Al Saunders was the former wide receiver coach under Don Coryell in San Diego, and he succeeded him as head coach of the Chargers in the middle of the 1986 season. The Al Saunders variant is heavily influenced by Don Coryell and Al Saunders's former boss, former Coryell assistant and 2-time Redskins coach Joe Gibbs, whose Ace formation (single back, two wide receivers, a tight end, and a halfback) was very effective in the 1980s. The Al Saunders variant is a more conservative variant than the Martz version, but also quite complex. It is better suited for a veteran quarterback. It does not insist on size at wide receiver or halfback like the Turner variant and as such has difficulties in short yardage and red zone situations. It does not require a pair of dominant fast receivers like the Martz system, and is not as aggressive attacking down the field. Consequently, the Saunders system does not score as many points as the Martz system. Saunders's scheme is a more sound variant than Martz's scheme, offering a little more blocking and more run support for the quarterback. The Saunders variant pulls in many Coryell concepts that the Turner system eliminated in favor of simplicity. Saunders only went 17–22 in 2 1/2 years as a head coach.

==West Coast offense comparisons==
The Coryell offense attacked vertically through seams, while the West Coast offense moved laterally as much as vertically through angles on curl and slant routes. The Coryell offense had lower completion percentages than the West Coast offense, but the returns were greater on a successful play. "The Coryell offense required more talented players, a passer who could get the ball there, and men who can really run—a lot of them," said Walsh. He said the West Coast offense was developed out of necessity to operate with less talented players. He noted, "[Coryell] already had the talent and used it brilliantly."

==Impact==
Former head coach Marty Schottenheimer said "putting three receivers on one side and flooding that area" probably originated from the Coryell offense. Head coach Bill Belichick notes that the pass-catching tight ends that get paid the most money are "all direct descendants of Kellen Winslow" and there are fewer tight ends now that can block on the line.

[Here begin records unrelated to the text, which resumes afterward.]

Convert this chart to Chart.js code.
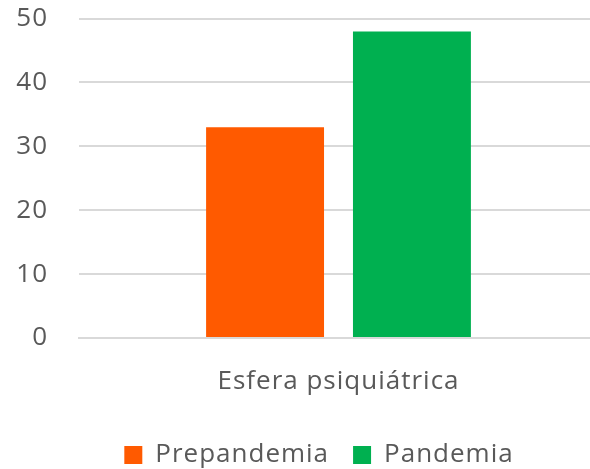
<!DOCTYPE html>
<html>
<head>
<meta charset="utf-8">
<script src="https://cdn.jsdelivr.net/npm/chart.js@4"></script>
<style>
html,body{margin:0;padding:0;background:#fff;overflow:hidden;}
#wrap{position:relative;width:590px;height:469px;overflow:hidden;}
#c{position:absolute;left:0;top:-28px;}
</style>
</head>
<body>
<div id="wrap"><canvas id="c" width="605" height="497"></canvas></div>
<script>
const categories = ["Esfera psiquiátrica"];
const seriesNames = ["Prepandemia", "Pandemia"];
const prepandemia = [33];
const pandemia = [48];
const yTicks = [0, 10, 20, 30, 40, 50];

const textColor = "#595959";
const gridColor = "#d9d9d9";
const fontFamily = "'Open Sans', 'Noto Sans', sans-serif";

const spacingPlugin = {
  id: "spacing",
  beforeUpdate(chart) { chart.ctx.letterSpacing = "1px"; },
  beforeLayout(chart) { chart.ctx.letterSpacing = "1px"; },
  afterLayout(chart) {
    if (chart.legend) { chart.legend.left += 20; chart.legend.right += 20; }
  },
  beforeDraw(chart) { chart.ctx.letterSpacing = "1px"; }
};

new Chart(document.getElementById("c"), {
  type: "bar",
  plugins: [spacingPlugin],
  data: {
    labels: categories,
    datasets: [
      { label: seriesNames[0], data: prepandemia, backgroundColor: "#FF5A00", borderWidth: 0 },
      { label: seriesNames[1], data: pandemia, backgroundColor: "#00B050", borderWidth: 0 }
    ]
  },
  options: {
    responsive: false,
    animation: false,
    devicePixelRatio: 1,
    layout: { padding: { left: 0, right: 7, top: 0, bottom: -9 } },
    datasets: { bar: { categoryPercentage: 0.566, barPercentage: 0.803 } },
    scales: {
      x: {
        grid: { display: false, drawTicks: false },
        border: { display: true, color: gridColor, width: 2 },
        ticks: { color: textColor, font: { family: fontFamily, size: 26 }, padding: 28 },
        afterFit: (s) => { s.height = 80; }
      },
      y: {
        min: 0, max: 50,
        afterBuildTicks: (axis) => { axis.ticks = yTicks.map(v => ({ value: v })); },
        grid: { color: gridColor, lineWidth: 2, drawTicks: false },
        border: { display: false },
        ticks: { color: textColor, font: { family: fontFamily, size: 26 }, padding: 31 },
        afterFit: (s) => { s.width = 79; }
      }
    },
    plugins: {
      legend: {
        position: "bottom",
        labels: { color: textColor, font: { family: fontFamily, size: 26 }, boxWidth: 18, boxHeight: 18, padding: 24 }
      },
      tooltip: { enabled: false }
    }
  }
});
</script>
</body>
</html>
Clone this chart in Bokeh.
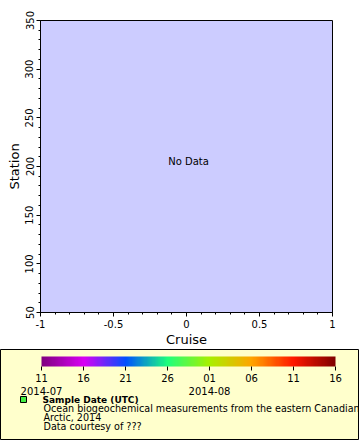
from bokeh.plotting import figure
from bokeh.layouts import column, row
from bokeh.models import (Range1d, ColorBar, LinearColorMapper, FixedTicker,
                          SingleIntervalTicker)
from bokeh.core.properties import value
from bokeh.embed import file_html
from bokeh.resources import INLINE

# ---- data ----
x_label = "Cruise"
y_label = "Station"
x_limits = [-1, 1]
y_limits = [50, 350]
no_data_text = "No Data"

cbar_days = ["11", "16", "21", "26", "01", "06", "11", "16"]
cbar_months = ["2014-07", "", "", "", "2014-08", "", "", ""]
cbar_anchor_colors = ["#800080", "#d800f4", "#0050ff", "#1eff7c",
                      "#a8f000", "#ffa500", "#ff1800", "#800000"]

legend_title = "Sample Date (UTC)"
legend_lines = ["Ocean biogeochemical measurements from the eastern Canadian",
                "Arctic, 2014",
                "Data courtesy of ???"]

FONT = "DejaVu Sans"


def hex2rgb(h):
    return tuple(int(h[i:i + 2], 16) for i in (1, 3, 5))


def build_palette(anchors, n=256):
    rgb = [hex2rgb(a) for a in anchors]
    out = []
    segs = len(rgb) - 1
    for k in range(n):
        t = k / (n - 1) * segs
        i = min(int(t), segs - 1)
        f = t - i
        c = [round(rgb[i][j] + (rgb[i + 1][j] - rgb[i][j]) * f) for j in range(3)]
        out.append("#%02x%02x%02x" % tuple(c))
    return out


# ---- main plot ----
p = figure(width=360, height=349,
           x_range=Range1d(*x_limits), y_range=Range1d(*y_limits),
           min_border_left=40, min_border_right=28,
           min_border_top=20, min_border_bottom=36,
           background_fill_color="#ccccff", border_fill_color="white",
           outline_line_color="black", outline_line_width=1,
           output_backend="svg", toolbar_location=None)
p.grid.visible = False

p.xaxis.ticker = SingleIntervalTicker(interval=0.5, num_minor_ticks=5)
p.yaxis.ticker = SingleIntervalTicker(interval=50, num_minor_ticks=5)
p.xaxis.axis_label = x_label
p.yaxis.axis_label = y_label
p.yaxis.major_label_orientation = "vertical"
for ax in (p.xaxis[0], p.yaxis[0]):
    ax.axis_line_color = "black"
    ax.major_tick_line_color = "black"
    ax.minor_tick_line_color = "black"
    ax.major_tick_out = 4
    ax.major_tick_in = 0
    ax.minor_tick_out = 2
    ax.minor_tick_in = 0
    ax.major_label_text_font = FONT
    ax.major_label_text_font_size = "10px"
    ax.major_label_text_color = "black"
    ax.major_label_standoff = 3
    ax.axis_label_text_font = FONT
    ax.axis_label_text_font_size = "13px"
    ax.axis_label_text_font_style = "normal"
    ax.axis_label_text_color = "black"
    ax.axis_label_standoff = 1
p.xaxis.major_label_overrides = {-1: "-1", -0.5: "-0.5", 0: "0", 0.5: "0.5", 1: "1"}

p.text(x=[sum(x_limits) / 2], y=[sum(y_limits) / 2], text=[no_data_text],
       text_align="center", text_baseline="middle", x_offset=2, y_offset=-5,
       text_font=value(FONT), text_font_size="10px", text_color="black")

# ---- legend panel ----
lg = figure(width=360, height=91,
            x_range=Range1d(0, 358), y_range=Range1d(0, 90),
            x_axis_type=None, y_axis_type=None,
            min_border_left=0, min_border_right=2,
            min_border_top=0, min_border_bottom=1,
            background_fill_color="#ffffcc", border_fill_color="white",
            outline_line_color="black", outline_line_width=1,
            output_backend="svg", toolbar_location=None)
lg.grid.visible = False

n_ticks = len(cbar_days)
mapper = LinearColorMapper(palette=build_palette(cbar_anchor_colors),
                           low=0, high=n_ticks - 1)
overrides = {}
for i, (d, m) in enumerate(zip(cbar_days, cbar_months)):
    overrides[i] = d + ("\n" + m if m else "")
cb = ColorBar(color_mapper=mapper, orientation="horizontal",
              location=(41, 40), width=294, height=10,
              padding=0, margin=0,
              ticker=FixedTicker(ticks=list(range(n_ticks)), minor_ticks=[]),
              major_label_overrides=overrides,
              major_label_text_font=FONT, major_label_text_font_size="10px",
              major_label_text_color="black",
              major_tick_in=0, major_tick_out=4,
              major_tick_line_color="black", minor_tick_line_color=None,
              label_standoff=2,
              bar_line_color=None, border_line_color=None,
              background_fill_alpha=0)
lg.add_layout(cb, "center")

lg.scatter(x=[23], y=[40], marker="square", size=6,
           fill_color="#44ee44", line_color="black", line_width=1)
lg.text(x=[42], y=[40], text=[legend_title], text_baseline="middle",
        text_font=value(FONT), text_font_size="9px",
        text_font_style="bold", text_color="black")
lg.text(x=[43] * len(legend_lines),
        y=[31 - 9 * i for i in range(len(legend_lines))],
        text=legend_lines, text_baseline="middle",
        text_font=value(FONT), text_font_size="9.6px", text_color="black")

layout = column(row(p), row(lg), spacing=0)
open("out.html", "w").write(file_html(layout, INLINE))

Former defensive coordinator Joe Collier credits the Coryell offense with creating an evolution by using multiple receivers, forcing defenses to counter with different packages. As a result, more defensive backs were drafted, and linebackers that could also cover inside receivers were sought. Defenses were altered to use nickel and dime defenses in response to offensive formation; their usage was no longer limited to down and distance. Former head coach Dick Vermeil said no other NFL offense "performs more efficiently or scores more points" than the Coryell offense.